Und der Katalog "gehört" jetzt AdW_Mainz, aber das bedeutet nicht viel...

Jura1 (talkcontribs)
Jura1 (talkcontribs)

I run one of the jobs on 1497: unmatched ones went down from 100,000 to 4,000. Not really a surprise as the same census had been used here before. Supposedly, one could easily have generated the links directly on Wikidata.

It seems that the fuzzy matching that helps for people isn't optimal for name items. The same probably applies for lexemes.

Ckubosch (talkcontribs)

Hallo Magnus,

unter http://www.namenforschung.net/alle.csv befindet sich die Gesamtliste der Namensartikel des DFD. Unter http://www.namenforschung.net/neu.csv stehen die alle 14 Tage neu veröffentlichten Namensartikel bereit. Leider gibt es noch keine Routine mit der sich die Listen alle zwei Wochen automatisch aktualisieren. Wenn es soweit ist, werden wir uns nochmal bei dir melden.


Wir danken dir sehr für deine Hilfe!


Viele Grüße


@Julian Jarosch (digicademy) und Celine

Julian Jarosch (digicademy) (talkcontribs)

Hallo Magnus,

eine kleine Ergänzung hierzu: Wir aktualisieren die beiden Listen schon regelmäßig, nur ist noch ein manueller Schritt im Ablauf. Die Aktualisierung erfolgt deshalb momentan noch nicht immer genau am 1. und 15. des Monats.

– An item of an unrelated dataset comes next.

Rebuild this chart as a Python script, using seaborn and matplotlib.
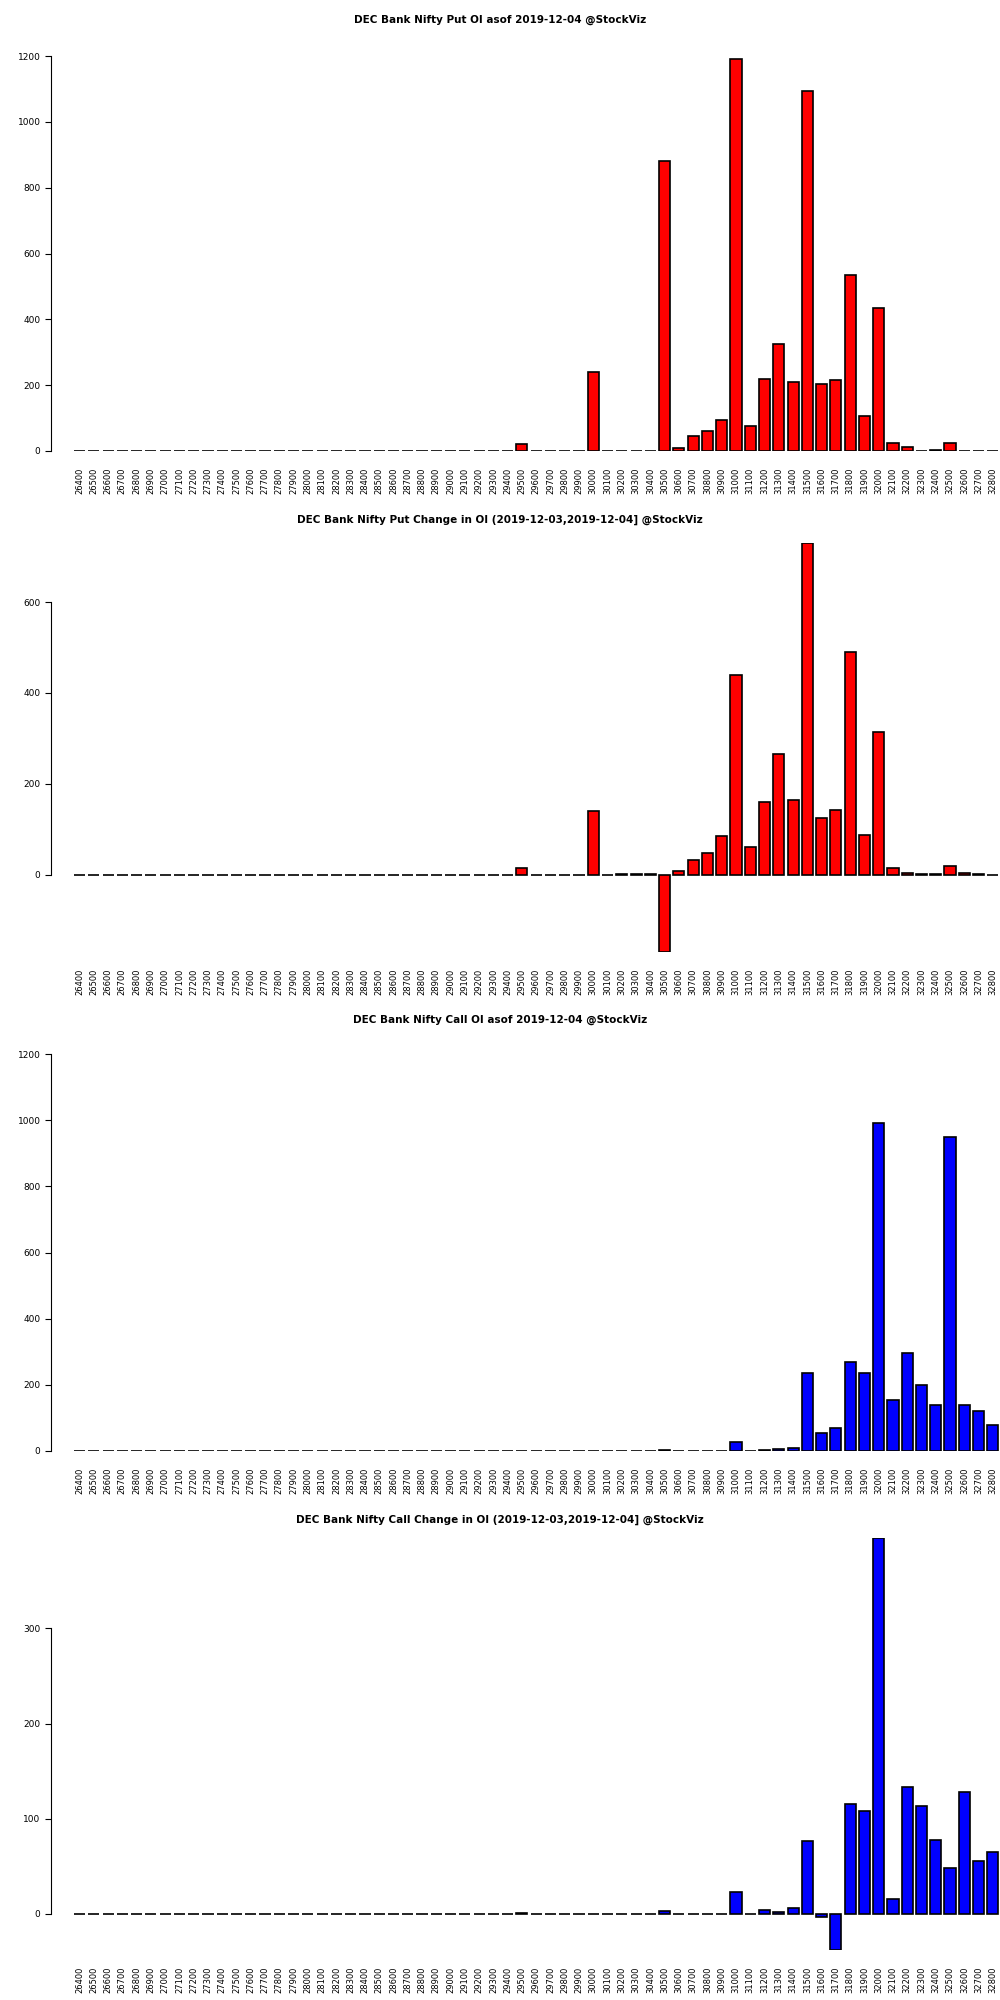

Das heißt, wenn du möchtest, könntest du den Import nach MnM schon testen oder einrichten – nur falls du einen cronjob verwendest, wären ein paar Tage Puffer zur Zeit noch gut.

Viele Grüße!

Magnus Manske (talkcontribs)
Magnus Manske (talkcontribs)
Magnus Manske (talkcontribs)

Oder auch nicht. Mache das mal rückgängig...

Magnus Manske (talkcontribs)

Neuer Versuch mit dem "präzisen" matcher...

Julian Jarosch (digicademy) (talkcontribs)

Vielen Dank! Für einen genauen Abgleich der Katalog-Lemmata mit den native labels haben wir einen externen Workflow benutzt bzw. den werden wir auch weiter benutzen, um über QuickStatements eindeutige matches hinzuzufügen.

Jura1 (talkcontribs)
Jura1 (talkcontribs)

It's mostly done. I will try to do some checks once the reports are updated (property constraints notably).

Jura1 (talkcontribs)

There are some 2067 left in "unmatched". I ran various MnM-jobs, but these didn't get matched, despite items being available and there not being any visible difference to the matched ones. Is there a way to improve unmatching for these? (there seem to be too many for manual matching and, even if done so, we would have to double check any new ones).

Sample unmatched: "Ackermanns", item here: Ackermanns (Q83338447)

Julian Jarosch (digicademy) (talkcontribs)

I’ve started a manual sync from Wikidata to MnM. The number of unmatched entries has already decreased slightly.

Jura1 (talkcontribs)

Thanks. Looks like a missed a few batches .. done that now.

BTW, when creating items manually through the tool, an English description gets added as German

Julian Jarosch (digicademy) (talkcontribs)

Ah, I suppose the description language corresponds to the catalog language set in MnM – which should probably stay “de”. Maybe we should change the “description” field in MnM to »Familienname«.

Jura1 (talkcontribs)

I think it's mostly  Done ..

Jura1 (talkcontribs)

I tried clicking "refresh" to update the catalogue from the website, but that doesn't seem to work.

From , it seems there should be 34274 entries. We have 32723 in MxM (1500 less) and some 500 are only on Wikidata.

Magnus Manske (talkcontribs)

"Refresh" only updates the matching stats in case they get out of date. It does not import new entries from the source.

Magnus Manske (talkcontribs)

OK I am now using both "alle.csv" and "neu.csv". That yielded ~2000 new entries.